Re: [patch V3 00/12] rseq: Implement time slice extension mechanism
From: Mathieu Desnoyers
Date: Tue Nov 11 2025 - 11:42:33 EST
On 2025-11-10 09:23, Mathieu Desnoyers wrote:
On 2025-11-06 12:28, Prakash Sangappa wrote:
[...]
Hit this watchdog panic.
Using following tree. Assume this Is the latest.
https://git.kernel.org/pub/scm/linux/kernel/git/tglx/devel.git/ rseq/ slice
Appears to be spinning in mm_get_cid(). Must be the mm cid changes.
https://lore.kernel.org/all/20251029123717.886619142@xxxxxxxxxxxxx/
When this happened during the development of the "complex" mm_cid
scheme, this was typically caused by a stale "mm_cid" being kept around
by a task even though it was not actually scheduled, thus causing
over-reservation of concurrency IDs beyond the max_cids threshold. This
ends up looping in:
static inline unsigned int mm_get_cid(struct mm_struct *mm)
{
unsigned int cid = __mm_get_cid(mm, READ_ONCE(mm- >mm_cid.max_cids));
while (cid == MM_CID_UNSET) {
cpu_relax();
cid = __mm_get_cid(mm, num_possible_cpus());
}
return cid;
}
Based on the stacktrace you provided, it seems to happen within
sched_mm_cid_fork() within copy_process, so perhaps it's simply an
initialization issue in fork, or an issue when cloning a new thread ?
I've spent some time digging through Thomas' implementation of
mm_cid management. I've spotted something which may explain
the watchdog panic. Here is the scenario:
1) A process is constrained to a subset of the possible CPUs,
and has enough threads to swap from per-thread to per-cpu mm_cid
mode. It runs happily in that per-cpu mode.

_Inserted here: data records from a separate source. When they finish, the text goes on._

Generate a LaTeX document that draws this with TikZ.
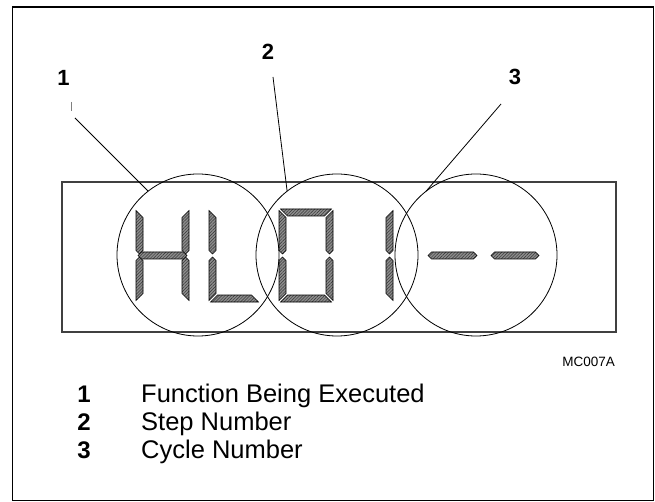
\documentclass[tikz,border=0pt]{standalone}
\usepackage{fontspec}
\setmainfont{Liberation Sans}
\usetikzlibrary{patterns.meta}
\tikzset{
  segm/.style={draw=black, line width=0.6pt, preaction={fill=black!45},
    pattern={Lines[angle=45,distance=2.2pt,line width=0.45pt]}, pattern color=black!80},
  ring/.style={draw=black, line width=0.8pt, circle, minimum size=162pt, inner sep=0pt, outer sep=0pt},
  leader/.style={draw=black, line width=0.8pt},
  callout/.style={font=\fontsize{22}{24}\selectfont\bfseries, inner sep=0pt},
  legnum/.style={font=\fontsize{24}{26}\selectfont\bfseries, inner sep=0pt, anchor=base},
  legtext/.style={font=\fontsize{25.5}{28}\selectfont, inner sep=0pt, anchor=base west},
}
\newcommand{\sgTop}[2]{\path[segm] ({#1+1.5},209) -- ({#2-1.5},209) -- ({#2-8.5},216) -- ({#1+8.5},216) -- cycle;}
\newcommand{\sgBot}[2]{\path[segm] ({#1+1.5},302) -- ({#2-1.5},302) -- ({#2-8.5},295) -- ({#1+8.5},295) -- cycle;}
\newcommand{\sgUL}[1]{\path[segm] (#1,210.5) -- ({#1+7},217.5) -- ({#1+7},250.5) -- ({#1+3.5},254) -- (#1,250.5) -- cycle;}
\newcommand{\sgLL}[1]{\path[segm] (#1,300.5) -- ({#1+7},293.5) -- ({#1+7},260.5) -- ({#1+3.5},257) -- (#1,260.5) -- cycle;}
\newcommand{\sgUR}[1]{\path[segm] (#1,210.5) -- ({#1-7},217.5) -- ({#1-7},250.5) -- ({#1-3.5},254) -- (#1,250.5) -- cycle;}
\newcommand{\sgLR}[1]{\path[segm] (#1,300.5) -- ({#1-7},293.5) -- ({#1-7},260.5) -- ({#1-3.5},257) -- (#1,260.5) -- cycle;}
\newcommand{\sgMid}[2]{\path[segm] (#1,255.5) -- ({#1+3.5},252) -- ({#2-3.5},252) -- (#2,255.5) -- ({#2-3.5},259) -- ({#1+3.5},259) -- cycle;}
\begin{document}
\begin{tikzpicture}[x=1pt,y=-1pt]
\useasboundingbox (0,0) rectangle (655,502);
% outer frame
\draw[line width=1.8pt] (12.5,7) rectangle (653.5,500.5);
% display window
\draw[draw=black!75, line width=1.1pt] (62,182) rectangle (616,332);
% H
\sgUL{136}\sgLL{136}\sgUR{189}\sgLR{189}\sgMid{138}{187}
% L
\sgUL{209}\sgLL{209}\sgBot{209}{260}
% 0
\sgTop{279}{333}\sgBot{279}{333}\sgUL{279}\sgLL{279}\sgUR{333}\sgLR{333}
% 1
\sgUR{393}\sgLR{393}
% dashes
\sgMid{428}{477}
\sgMid{491}{539}
% rings
\node[ring] (c1) at (198,255) {};
\node[ring] (c2) at (337,255) {};
\node[ring] (c3) at (476,255) {};
% callouts
\node[callout] (n1) at (63.5,78) {1};
\node[callout] (n2) at (268,52) {2};
\node[callout] (n3) at (515,77) {3};
\draw[draw=black!50, line width=0.8pt] (71,102) -- (71,111);
\coordinate (s1) at (75,118);
\coordinate (s2) at (273,77);
\coordinate (s3) at (501,104);
\draw[leader] (s1) -- (c1.128);
\draw[leader] (s2) -- (c2.128);
\draw[leader] (s3) -- (c3.128);
% figure id
\node[font=\fontsize{13.5}{15}\selectfont, inner sep=0pt, anchor=east] (id) at (615,362) {MC007A};
% legend
\node[legnum] (k1) at (84,402) {1};
\node[legnum] (k2) at (84,430) {2};
\node[legnum] (k3) at (84,458) {3};
\node[legtext] (t1) at (141,402) {Function Being Executed};
\node[legtext] (t2) at (141,430) {Step Number};
\node[legtext] (t3) at (141,458) {Cycle Number};
\end{tikzpicture}
\end{document}
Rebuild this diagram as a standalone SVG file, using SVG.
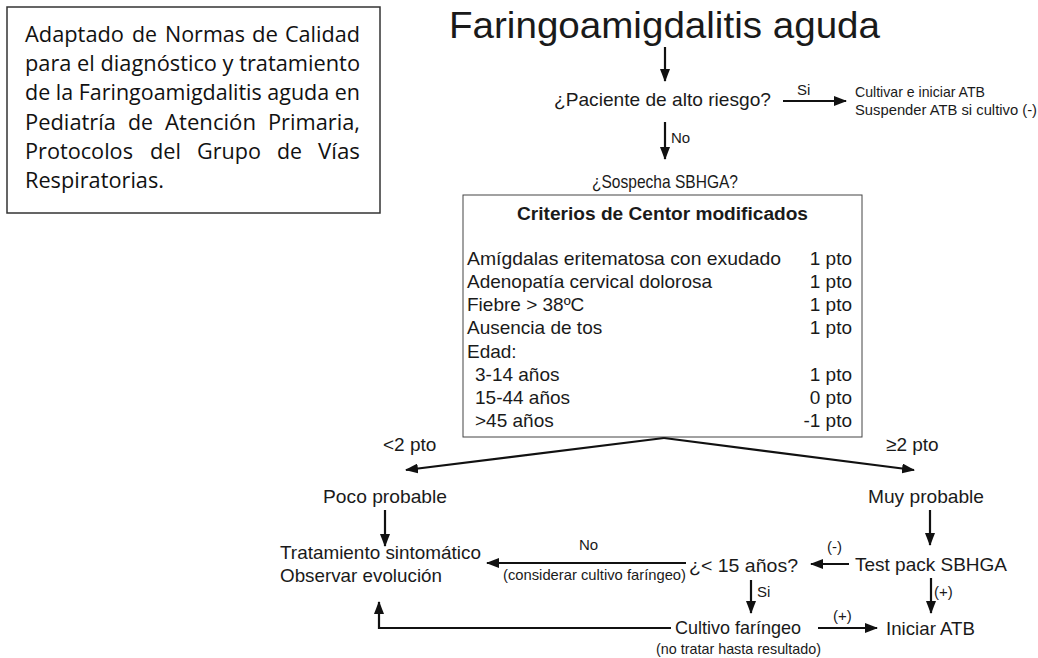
<svg xmlns="http://www.w3.org/2000/svg" width="1038" height="658" viewBox="0 0 1038 658">
<defs>
<style>
.t{font-family:"Liberation Sans",Arial,sans-serif;font-size:19px;fill:#1a1a1a}
.s{font-family:"Liberation Sans",Arial,sans-serif;font-size:15px;fill:#1a1a1a}
.c{font-family:"Open Sans","Liberation Sans",sans-serif;font-size:21px;fill:#111}
.ln{stroke:#111;stroke-width:2.2;fill:none}
</style>
<marker id="ah" markerWidth="13" markerHeight="10" refX="12" refY="5" orient="auto" markerUnits="userSpaceOnUse">
<path d="M0,0 L13,5 L0,10 Z" fill="#111"/>
</marker>
</defs>
<rect width="1038" height="658" fill="#fff"/>

<g id="note">
<rect x="7" y="7" width="373" height="206" fill="#fff" stroke="#333" stroke-width="1.5"/>
<g class="c" style="font-size:21px">
<text x="25" y="42" textLength="99" lengthAdjust="spacingAndGlyphs">Adaptado</text>
<text x="132" y="42" textLength="25" lengthAdjust="spacingAndGlyphs">de</text>
<text x="165" y="42" textLength="80" lengthAdjust="spacingAndGlyphs">Normas</text>
<text x="252" y="42" textLength="26" lengthAdjust="spacingAndGlyphs">de</text>
<text x="285" y="42" textLength="75" lengthAdjust="spacingAndGlyphs">Calidad</text>
<text x="25" y="71" textLength="335" lengthAdjust="spacingAndGlyphs">para el diagnóstico y tratamiento</text>
<text x="25" y="100" textLength="335" lengthAdjust="spacingAndGlyphs">de la Faringoamigdalitis aguda en</text>
<text x="25" y="130" textLength="91" lengthAdjust="spacingAndGlyphs">Pediatría</text>
<text x="128" y="130" textLength="25" lengthAdjust="spacingAndGlyphs">de</text>
<text x="165" y="130" textLength="91" lengthAdjust="spacingAndGlyphs">Atención</text>
<text x="268" y="130" textLength="92" lengthAdjust="spacingAndGlyphs">Primaria,</text>
<text x="25" y="159" textLength="108" lengthAdjust="spacingAndGlyphs">Protocolos</text>
<text x="150" y="159" textLength="31" lengthAdjust="spacingAndGlyphs">del</text>
<text x="197" y="159" textLength="64" lengthAdjust="spacingAndGlyphs">Grupo</text>
<text x="277" y="159" textLength="25" lengthAdjust="spacingAndGlyphs">de</text>
<text x="318" y="159" textLength="42" lengthAdjust="spacingAndGlyphs">Vías</text>
<text x="25" y="188" textLength="139" lengthAdjust="spacingAndGlyphs">Respiratorias.</text>
</g>
</g>

<g id="title">
<text class="t" x="449" y="38" style="font-size:36px" textLength="431" lengthAdjust="spacingAndGlyphs">Faringoamigdalitis aguda</text>
</g>

<g id="altoRiesgo">
<text class="t" x="554" y="106" textLength="217" lengthAdjust="spacingAndGlyphs">¿Paciente de alto riesgo?</text>
</g>
<g id="cultivar">
<text class="s" x="855" y="97" textLength="130" lengthAdjust="spacingAndGlyphs">Cultivar e iniciar ATB</text>
<text class="s" x="855" y="115" textLength="182" lengthAdjust="spacingAndGlyphs">Suspender ATB si cultivo (-)</text>
</g>
<g id="sospecha">
<text class="t" x="592" y="188" textLength="146" lengthAdjust="spacingAndGlyphs">¿Sospecha SBHGA?</text>
</g>

<g id="centor">
<rect x="463" y="195" width="399" height="242" fill="#fff" stroke="#444" stroke-width="1"/>
<text class="t" x="517" y="220" textLength="291" lengthAdjust="spacingAndGlyphs" style="font-weight:bold;font-size:17.5px">Criterios de Centor modificados</text>
<g class="t">
<text x="467" y="265" textLength="314" lengthAdjust="spacingAndGlyphs">Amígdalas eritematosa con exudado</text>
<text x="467" y="288">Adenopatía cervical dolorosa</text>
<text x="467" y="311">Fiebre &gt; 38ºC</text>
<text x="467" y="334">Ausencia de tos</text>
<text x="467" y="358">Edad:</text>
<text x="475" y="381">3-14 años</text>
<text x="475" y="404">15-44 años</text>
<text x="475" y="427">&gt;45 años</text>
</g>
<g class="t" text-anchor="end">
<text x="852" y="265">1 pto</text>
<text x="852" y="288">1 pto</text>
<text x="852" y="311">1 pto</text>
<text x="852" y="334">1 pto</text>
<text x="852" y="381">1 pto</text>
<text x="852" y="404">0 pto</text>
<text x="852" y="427">-1 pto</text>
</g>
</g>

<g id="poco"><text class="t" x="323" y="503" textLength="124" lengthAdjust="spacingAndGlyphs">Poco probable</text></g>
<g id="muy"><text class="t" x="868" y="503" textLength="116" lengthAdjust="spacingAndGlyphs">Muy probable</text></g>

<g id="tratamiento">
<text class="t" x="280" y="559" textLength="201" lengthAdjust="spacingAndGlyphs">Tratamiento sintomático</text>
<text class="t" x="280" y="582" textLength="162" lengthAdjust="spacingAndGlyphs">Observar evolución</text>
</g>
<g id="menor15"><text class="t" x="689" y="572" textLength="109" lengthAdjust="spacingAndGlyphs">¿&lt; 15 años?</text></g>
<g id="testpack"><text class="t" x="855" y="571" textLength="152" lengthAdjust="spacingAndGlyphs">Test pack SBHGA</text></g>
<g id="cultivo">
<text class="t" x="675" y="634" textLength="126" lengthAdjust="spacingAndGlyphs">Cultivo faríngeo</text>
<text class="s" x="656" y="654" textLength="165" lengthAdjust="spacingAndGlyphs">(no tratar hasta resultado)</text>
</g>
<g id="iniciar"><text class="t" x="886" y="635" textLength="89" lengthAdjust="spacingAndGlyphs">Iniciar ATB</text></g>

<g id="connectors">
<line class="ln" x1="665" y1="47" x2="665" y2="81" marker-end="url(#ah)"/>
<line class="ln" x1="783" y1="101" x2="846" y2="101" marker-end="url(#ah)"/>
<text class="s" x="797" y="95">Si</text>
<line class="ln" x1="665" y1="122" x2="665" y2="159" marker-end="url(#ah)"/>
<text class="s" x="671" y="143">No</text>
<line class="ln" x1="664" y1="438" x2="406" y2="470" marker-end="url(#ah)"/>
<line class="ln" x1="664" y1="438" x2="914" y2="470" marker-end="url(#ah)"/>
<text class="t" x="383" y="451">&lt;2 pto</text>
<text class="t" x="886" y="451">≥2 pto</text>
<line class="ln" x1="385" y1="510" x2="385" y2="546" marker-end="url(#ah)"/>
<line class="ln" x1="930" y1="510" x2="930" y2="545" marker-end="url(#ah)"/>
<line class="ln" x1="686" y1="563" x2="487" y2="563" marker-end="url(#ah)"/>
<text class="s" x="579" y="550">No</text>
<text class="s" x="503" y="580" textLength="183" lengthAdjust="spacingAndGlyphs">(considerar cultivo faríngeo)</text>
<line class="ln" x1="849" y1="564" x2="811" y2="564" marker-end="url(#ah)"/>
<text class="s" x="827" y="552">(-)</text>
<line class="ln" x1="751" y1="580" x2="751" y2="613" marker-end="url(#ah)"/>
<text class="s" x="757" y="597">Si</text>
<line class="ln" x1="931" y1="578" x2="931" y2="613" marker-end="url(#ah)"/>
<text class="s" x="934" y="597">(+)</text>
<line class="ln" x1="818" y1="628" x2="877" y2="628" marker-end="url(#ah)"/>
<text class="s" x="833" y="621">(+)</text>
<polyline class="ln" points="671,628 379,628 379,602" marker-end="url(#ah)"/>
</g>
</svg>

2) The number of allowed CPUs is increased for a process, thus invoking
mm_update_cpus_allowed. This switches the mode back to per-thread,
but delays invocation of mm_cid_work_fn to some point in the future,
in thread context, through irq_work + schedule_work.
At that point, because only __mm_update_max_cids was called by
mm_update_cpus_allowed, the max_cids is updated, but mc->transit
is still zero.
Also, until mm_cid_fixup_cpus_to_tasks is invoked by either the
scheduled work or near the end of sched_mm_cid_fork, or by
sched_mm_cid_exit, we are in a state where mm_cids are still
owned by CPUs, but we are now in per-thread mm_cid mode, which
means that the mc->max_cids value depends on the number of threads.
3) At that point, a new thread is cloned, thus invoking
sched_mm_cid_fork. Calling sched_mm_cid_add_user increases the user
count and invokes mm_update_max_cids, which updates the mc->max_cids
limit, but does not set the mc->transit flag because this call does not
swap from per-cpu to per-task mode (the mode is already per-task).
Immediately after the call to sched_mm_cid_add_user, sched_mm_cid_fork()
attempts to call mm_get_cid while the mm_cid mutex and mm_cid lock
are held, and loops forever because the mm_cid mask has all
the max_cids IDs reserved because of the stale per-cpu CIDs.
I see two possible issues here:
A) mm_update_cpus_allowed can transition from per-cpu to per-task mm_cid
mode without setting the mc->transit flag.
B) sched_mm_cid_fork calls mm_get_cpu() before invoking
mm_cid_fixup_cpus_to_tasks() which would reclaim stale per-cpu
mm_cids and make them available for mm_get_cpu().
Thoughts ?
Thanks,
Mathieu
--
Mathieu Desnoyers
EfficiOS Inc.
https://www.efficios.com